With over Rs 3,000 crore of arrears in interest and damages, the Employees’ Provident Fund Organisation is set to crack the whip on defaulters.
According to the action plan finalised for FY15, the EPFO has decided to focus on recovery of such dues from errant employers.
The retirement fund manager has also launched a software to identify defaulters. It plans to send notices to all employers that have defaulted on payments of Rs 1 lakh and above by the end of the month while for defaults of lesser amounts, notices will be issued by June 30 this year.
“After the notices are issued, we will take another three months to determine the exact default. We plan to recover as much as possible of the pending Rs 3,000 crore this fiscal,” said a senior official, adding that the PF offices have initiated a drive to recover arrears since last year.
The move would also give a boost to the EPFO’s over Rs 6 lakh crore and help improve returns at a time when trade unions have been demanding an interest rate of at least nine per cent on contributions to counter the high inflation rate. For FY14, the EPFO has announced an interest rate of 8.75 per cent, which is marginally higher than the 8.5 per cent rate prevailing for the previous two financial years.
Under the EPF Act 1952, employers with over 20 workers are mandated to deduct and deposit provident fund contributions in the first 15 days of the month. Under Section 7Q and 14 B of the EPF Act, defaulters have to deposit the pending contributions along with a simple interest at the rate of 12 per cent on the amount as well as penalty.
Defaults in contribution of PF by employers can be charged under Sections 405 and 420 of the IPC Act and can lead to attachment of property as well as arrest of the defaulter.
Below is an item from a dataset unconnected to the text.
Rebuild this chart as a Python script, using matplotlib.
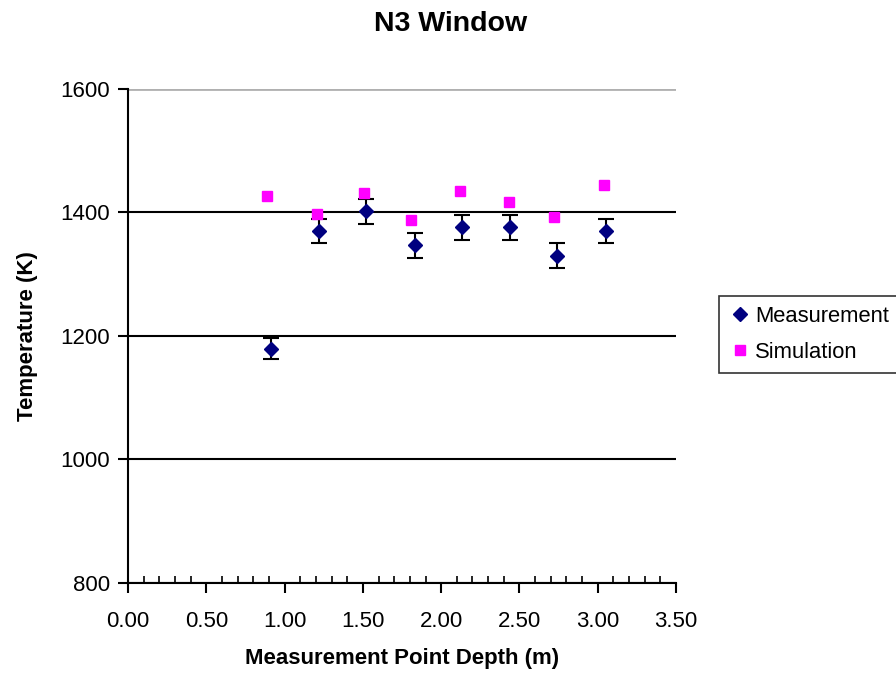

The Comptroller and Auditor General in a recent report had also pulled up the EPFO for delay in recovery of arrears and dues. According to CAG data, total arrears of the EPFO amounted to Rs 1,723 crore by March 31, 2012. Of this, Rs 313.20 crore was recoverable from 20,974 establishments. Meanwhile, another Rs 265.75 crore was outstanding as damages that were levied but not realised from defaulting un-exempted establishments.
Defaulting companies include a number of public sector units such as HMT Ltd (for the period of April 1999 to November 2005) as well as private companies such as Ahluwalia Contracts (September 2007 to March 2009) and Metro Cash and Carry Private Ltd (for the period November 2008 to June 2012), according to EPFO data.